Gear up for the longest total lunar eclipse of the century

The longest total lunar eclipse of the century will last 6 hours and 14 minutes and can be seen from India.

Published Date
19 - Jul - 2018
| Last Updated
19 - Jul - 2018
Gear up for the longest total lunar eclipse of the century

The most recent total lunar eclipse happened on January 31 this year. According to NASA, the eclipse lasted for a total time of 3 hours and 23 minutes, in which it was a 'total' elipse only for 1 hour and 16 minutes within that time. It was visible from Asia, Australia, the Pacific, and western North America.

Now, we're going to see yet another total lunar eclipse on July 27. Only this time, NASA predicts it'll last for 1 hour and 43 minutes, which is the longest in this entire century. The penumbral eclipse will begin at 11:44 PM IST and be followed by a partial eclipse at 11:54 PM. The total lunar eclipse will begin at 1:00 AM on July 28. The maximum eclipse is expected to happen at 1:51 AM. The total eclipse will end by 2:43 AM. The partial eclipse will start again at around 3:49 AM, and by 4:58 AM, the penumbral eclipse will end. All put together, the eclipse will last for 6 hours and 14 minutes. The lunar eclipse will be visible from East Africa, South America, West Asia, and Central Asia.

The lunar eclipse will start on July 27 at 11:44 PM and end by 4:58 AM the next day

A total lunar eclipse only when a full moon enters the umbra. The earth's atmosphere scatters colours with short- and mid-sized wavelengths away from the umbra. However, red light refracts around the planet and enters the darkest portion of the shadow. Because of this, the moon looks blood red during a total lunar eclipse, thus leading us to call this a 'blood moon'.

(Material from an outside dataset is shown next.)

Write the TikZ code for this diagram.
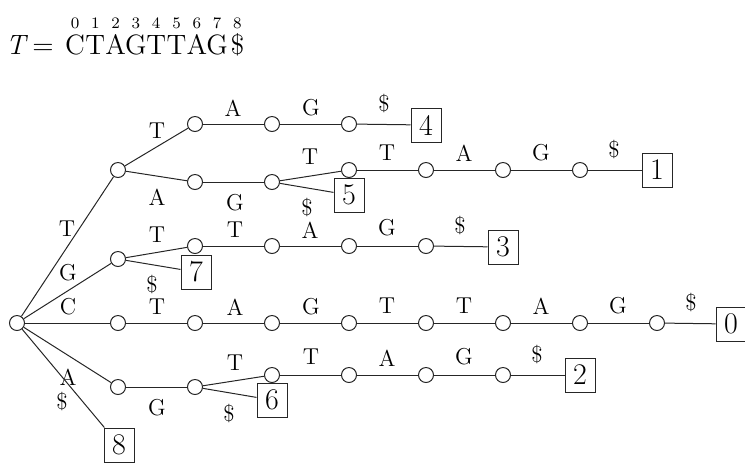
\documentclass[tikz,border=0pt]{standalone}
\usepackage{fontspec}
\begin{document}
\begin{tikzpicture}[x=0.5pt,y=-0.5pt,
  v/.style={circle,draw=black!85,fill=white,minimum size=7.5pt,inner sep=0pt,line width=0.5pt},
  leaf/.style={draw=black!85,fill=white,minimum width=15pt,minimum height=17pt,inner sep=0pt,font=\fontsize{15}{17}\selectfont,line width=0.5pt},
  lab/.style={font=\fontsize{11.5}{13}\selectfont,inner sep=0pt},
  e/.style={line width=0.5pt,draw=black!85},
  big/.style={font=\fontsize{14}{16}\selectfont,inner sep=0pt,anchor=base},
  idx/.style={font=\fontsize{8}{9}\selectfont,inner sep=0pt}]
\useasboundingbox (0,0) rectangle (745,463);
% header
\node[big] (hdrT) at (17,54) {\textit{T}};
\node[big] (hdrEq) at (43,54) {=};
\foreach \ch [count=\k from 0] in {C,T,A,G,T,T,A,G,\$} {
  \node[big] (s\k) at (75+20.3*\k,54) {\ch};
  \node[idx] (i\k) at (75+20.3*\k,23) {\k};
}
% vertices
\node[v] (r) at (17,323) {};
\node[v] (t) at (118,170) {};
\node[v] (tt) at (195,124) {};
\node[v] (tta) at (272,124) {};
\node[v] (ttag) at (349,124) {};
\node[leaf] (L4) at (426,125) {4};
\node[v] (ta) at (195,182) {};
\node[v] (tag) at (272,182) {};
\node[v] (tagt) at (349,170) {};
\node[v] (tagtt) at (426,170) {};
\node[v] (tagtta) at (503,170) {};
\node[v] (tagttag) at (580,170) {};
\node[leaf] (L1) at (657,170) {1};
\node[leaf] (L5) at (349,195) {5};
\node[v] (g) at (118,259) {};
\node[v] (gt) at (195,246) {};
\node[v] (gtt) at (272,246) {};
\node[v] (gtta) at (349,246) {};
\node[v] (gttag) at (426,246) {};
\node[leaf] (L3) at (503,247) {3};
\node[leaf] (L7) at (196,272) {7};
\node[v] (c) at (118,323) {};
\node[v] (ct) at (195,323) {};
\node[v] (cta) at (272,323) {};
\node[v] (ctag) at (349,323) {};
\node[v] (ctagt) at (426,323) {};
\node[v] (ctagtt) at (503,323) {};
\node[v] (ctagtta) at (580,323) {};
\node[v] (ctagttag) at (657,323) {};
\node[leaf] (L0) at (731,324) {0};
\node[v] (a) at (118,387) {};
\node[v] (ag) at (195,387) {};
\node[v] (agt) at (272,375) {};
\node[v] (agtt) at (349,375) {};
\node[v] (agtta) at (426,375) {};
\node[v] (agttag) at (503,375) {};
\node[leaf] (L2) at (580,375) {2};
\node[leaf] (L6) at (272,400) {6};
\node[leaf] (L8) at (119,445) {8};
% edges from root
\draw[e] (r) -- (t) node[lab] at (67,229) {T};
\draw[e] (r) -- (g) node[lab] at (68,273) {G};
\draw[e] (r) -- (c) node[lab] at (68,307) {C};
\draw[e] (r) -- (a) node[lab] at (68,377) {A};
\draw[e] (r) -- (L8) node[lab] at (62,402) {\$};
% T branch
\draw[e] (t) -- (tt) node[lab] at (157,131) {T};
\draw[e] (tt) -- (tta) node[lab] at (233,108) {A};
\draw[e] (tta) -- (ttag) node[lab] at (311,108) {G};
\draw[e] (ttag) -- (L4) node[lab] at (384,104) {\$};
\draw[e] (t) -- (ta) node[lab] at (157,197) {A};
\draw[e] (ta) -- (tag) node[lab] at (235,203) {G};
\draw[e] (tag) -- (tagt) node[lab] at (310,157) {T};
\draw[e] (tag) -- (L5) node[lab] at (307,208) {\$};
\draw[e] (tagt) -- (tagtt) node[lab] at (387,153) {T};
\draw[e] (tagtt) -- (tagtta) node[lab] at (464,153) {A};
\draw[e] (tagtta) -- (tagttag) node[lab] at (541,153) {G};
\draw[e] (tagttag) -- (L1) node[lab] at (614,150) {\$};
% G branch
\draw[e] (g) -- (gt) node[lab] at (157,235) {T};
\draw[e] (g) -- (L7) node[lab] at (152,285) {\$};
\draw[e] (gt) -- (gtt) node[lab] at (235,230) {T};
\draw[e] (gtt) -- (gtta) node[lab] at (310,230) {A};
\draw[e] (gtta) -- (gttag) node[lab] at (387,228) {G};
\draw[e] (gttag) -- (L3) node[lab] at (460,226) {\$};
% C branch
\draw[e] (c) -- (ct) node[lab] at (157,307) {T};
\draw[e] (ct) -- (cta) node[lab] at (235,307) {A};
\draw[e] (cta) -- (ctag) node[lab] at (311,307) {G};
\draw[e] (ctag) -- (ctagt) node[lab] at (387,306) {T};
\draw[e] (ctagt) -- (ctagtt) node[lab] at (464,306) {T};
\draw[e] (ctagtt) -- (ctagtta) node[lab] at (541,306) {A};
\draw[e] (ctagtta) -- (ctagttag) node[lab] at (618,306) {G};
\draw[e] (ctagttag) -- (L0) node[lab] at (691,303) {\$};
% A branch
\draw[e] (a) -- (ag) node[lab] at (157,408) {G};
\draw[e] (ag) -- (agt) node[lab] at (235,363) {T};
\draw[e] (ag) -- (L6) node[lab] at (229,414) {\$};
\draw[e] (agt) -- (agtt) node[lab] at (311,357) {T};
\draw[e] (agtt) -- (agtta) node[lab] at (387,358) {A};
\draw[e] (agtta) -- (agttag) node[lab] at (464,357) {G};
\draw[e] (agttag) -- (L2) node[lab] at (537,355) {\$};
\end{tikzpicture}
\end{document}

Blood moons are rare, and this new longest lunar eclipse will mark a tremendous milestone for all of humanity. What's more, earth will be passing between sun and Mars throughout the months of July and September. On the day of the eclipse, Mars will be in the best opposition in the sky since 2003. What it means is that observers across our planet will have the brightest view of the red planet in 15 years.